» **TASK PROMPT**: Begin with the first line of the material and copy each line word for word through the line that contains "from bokeh.resources import INLINE"; the pictures are left out.

» **DATA SHOWN**:
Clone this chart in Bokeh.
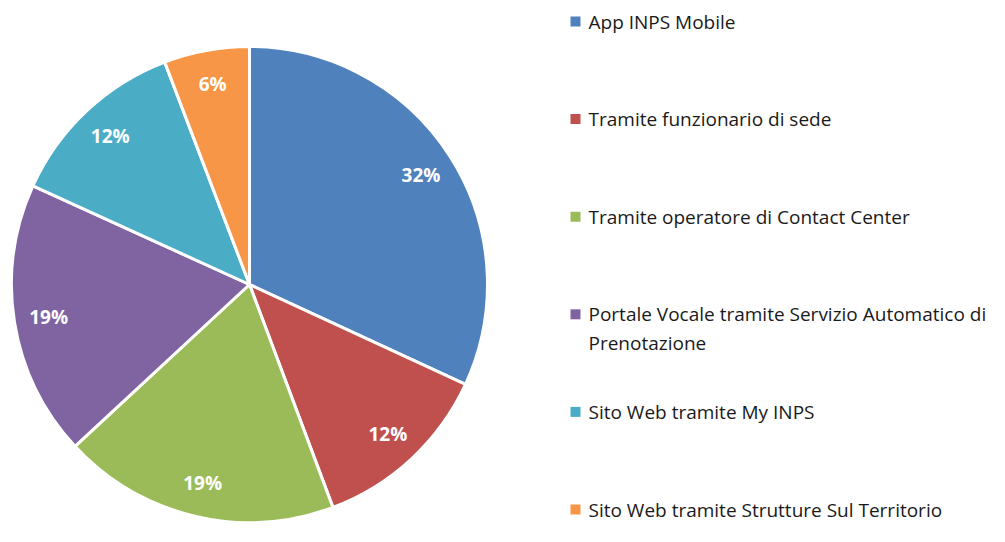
import math
from bokeh.plotting import figure
from bokeh.models import Range1d, ColumnDataSource
from bokeh.core.properties import value
from bokeh.embed import file_html
from bokeh.resources import INLINE

# ---- data ----
categories = [
    "App INPS Mobile",
    "Tramite funzionario di sede",
    "Tramite operatore di Contact Center",
    "Portale Vocale tramite Servizio Automatico di\nPrenotazione",
    "Sito Web tramite My INPS",
    "Sito Web tramite Strutture Sul Territorio",
]
shares = [31.9, 12.4, 18.8, 18.7, 12.4, 5.8]
colors = ["#4F81BD", "#C0504D", "#9BBB59", "#8064A2", "#4BACC6", "#F79646"]

W, H = 989, 526
FONT = "Open Sans"

p = figure(width=W, height=H, output_backend="svg", toolbar_location=None,
           x_range=Range1d(0, W), y_range=Range1d(0, H),
           x_axis_type=None, y_axis_type=None, min_border=0,
           background_fill_color="white", border_fill_color="white")
p.outline_line_color = None
p.grid.visible = False

# pie geometry (screen px, y measured up)
cx, cy, R = 249, H - 284, 238
total = sum(shares)
starts, ends, mids = [], [], []
cum = 0.0
for s in shares:
    a0 = math.pi / 2 - 2 * math.pi * cum / total
    cum += s
    a1 = math.pi / 2 - 2 * math.pi * cum / total
    starts.append(a1)
    ends.append(a0)
    mids.append((a0 + a1) / 2)

src = ColumnDataSource(dict(start=starts, end=ends, color=colors))
p.wedge(x=cx, y=cy, radius=R, start_angle="start", end_angle="end",
        fill_color="color", line_color="white", line_width=3, source=src)

lr = 0.855 * R
lab = ColumnDataSource(dict(
    x=[cx + lr * math.cos(m) for m in mids],
    y=[cy + lr * math.sin(m) for m in mids],
    t=[f"{round(s)}%" for s in shares]))
p.text(x="x", y="y", text="t", source=lab, text_color="white",
       text_font=value(FONT), text_font_style="bold", text_font_size="19px",
       text_align="center", text_baseline="middle")

# legend
row_top = 21
row_step = 97.6
line_gap = 29
mx, tx = 575, 588
for i, (c, col) in enumerate(zip(categories, colors)):
    yd = row_top + i * row_step
    p.scatter(x=[mx], y=[H - yd], marker="square", size=10,
              fill_color=col, line_color=None)
    for j, line in enumerate(c.split("\n")):
        p.text(x=[tx], y=[H - yd - j * line_gap], text=[line],
               text_color="#1a1a1a", text_font=value(FONT),
               text_font_size="19px", text_align="left",
               text_baseline="middle")

open("out.html", "w").write(file_html(p, INLINE))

» **TASK OUTPUT**:
Clone this chart in Bokeh.
import math
from bokeh.plotting import figure
from bokeh.models import Range1d, ColumnDataSource
from bokeh.core.properties import value
from bokeh.embed import file_html
from bokeh.resources import INLINE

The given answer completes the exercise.